Tomatos

I’ll tell you one thing about this discussion. It made me listen to Lightning 100 differently on the way home from work. Do they ever play two women back to back? Does any radio station I listen to? I think that dude is a jerk, but I think he may have said out-loud something true a lot of radio programmers believe, across genre.

I’ve been long giving Lightning 100, a radio station I really love, a kind of side-eye because they play very few black artists, which means that both Adia Victoria and Valerie June don’t get played, even though their music–though very different from each other–is exactly the kind of music Lightning 100 plays.

But I keep thinking how studies show that people perceive that crowds look “right” or that women are participating half the time, when women are only a quarter of participants. That feels equal to people–men and women (unless you happen to be one of the women directly shut out because there’s only room for one woman in every four people). How can that kind of conditioned bias no affect what we hear?

I’m sure country music fans perceive that they hear from a lot of women artists. That doesn’t make it okay. It just further shows that, in 150 years, the progress we’ve made in popular culture is to go from almost no presence to 25% presence. Obviously, that’s a pretty big change, but we don’t have the same space in public imagination that we have in real life. Still. Yet.

7 thoughts on “Tomatos

  1. I’ve also been thinking about the rotations on stations to which I regularly listen, after these goofballs so rudely brought up a discussion that really needs attention.

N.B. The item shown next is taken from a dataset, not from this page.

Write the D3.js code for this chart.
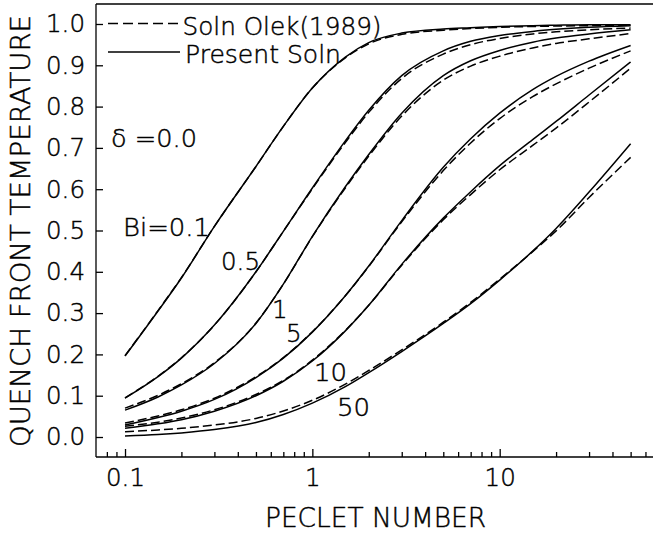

    I can’t listen to Lightning at work because it sometimes gets a bit screechy for me within the confines of headphones, so I listen to MVY Radio online. It’s also an indie station and its playlist is very similar, but it also lacks a good regular-playlist rotation of people of color. The “tomato” representation, however, is good: Between 5 this morning and right now, MVY has played 21 songs by women out of 72 songs, including a few back-to-back plays. Only four artists of color, though. (http://www.mvyradio.com/music_info/playlists.php) MVY has given a lot of attention to Brandi Carlile, Alabama Shakes, Rhiannon Giddens and Valerie June recently, too.

    I will strongly dispute those goofballs’ argument that women chiefly want to listen to male artists. I counted the albums on my iTunes archive at work alone and it’s 50:50 by gender. I don’t listen to country radio at all because of the poorly composed and presented “bro country” trash that predominates, but it’s clear that the women who DO get airplay on country today are much better songwriters or choosing better-written songs than a great number of the male artists. Tell me a male artist who’s turned out something recently like “Follow Your Arrow,” which is as hooky as all get-out but still relates a wonderful message. AND it still includes the word “drunk.”

    I’d love to see the numbers on country radio back in the ’60s, especially during Loretta Lynn’s songwriting heyday.

  2. Grandefille, Loretta Lynn never sold all that many records, given the context of the times. Her duet albums with Conway Twitty tended to sell better than her solo albums. Of course, her singles were often kept off the air because they were perceived as being too controversial. And that was back in the days when individual DJs at individual stations had creative control; it wasn’t even some centralized owner like Cumulus or ClearChannel making the call.

    BTW, while I have no access to any data on this question, I have from time to time in the past seen some of the data based on which country radio DJs claim to be making their assessments of their audience and its preferences. And I will not say that they are liars, because they may just not know how to read the data, but it sure told a different story than what they were saying, and acting on. Like when they said that their audiences skewed conservative, so they couldn’t play the Dixie Chicks, the data said that 30% of the audience identified as conservative. Little things like that, which sort of makes me lack confidence in what Keith Hill claims about his audience.

  3. Ugh. Radio.

    Just so happens the music director at Lightning is my best pal. He’s black and a feminist.

    But radio is a gruesome business, and country radio is the woooorrrrst. Their playlists are tighter than Jim Bob Duggar’s sphincter.

  4. nm and beth, y’all are so wise. And I said that in person several times, didn’t I? Thank you, always.

    It behooves us all to mention that media who’ve covered this flap legitimately, rather than approaching it as the “oooh, dude says stupid stuff, makes chicks mad, maybe a catfight ensues with chicks, let’s watch” news byte of the moment, have all made a point to note that Mr. Hill “brands himself as ‘the world’s leading authority on music scheduling.” The WaPo, for example: http://ow.ly/NCMpt

    Heh.

    John Prine once said “You go out into the desert, you put your hand on a rock, and you say, ‘I am a record company.'” I think that’s what Mr. Hill has done. With distinctly fewer qualifications than John Prine, of course.

  5. Sorry, hamletta; you posted while I was holding forth. You also are wise, and I shall say so in person one day. ;)

  6. Just catching up on this and read the “radio consultant clarifies ‘tomato’ remark” at The Tennessean. Where Hill is quoted on the social media backlash to his earlier remarks: “this social media thing is driven by emotion, not logic, and I understand that…” As if women wouldn’t recognize the tired old stereotype in those words.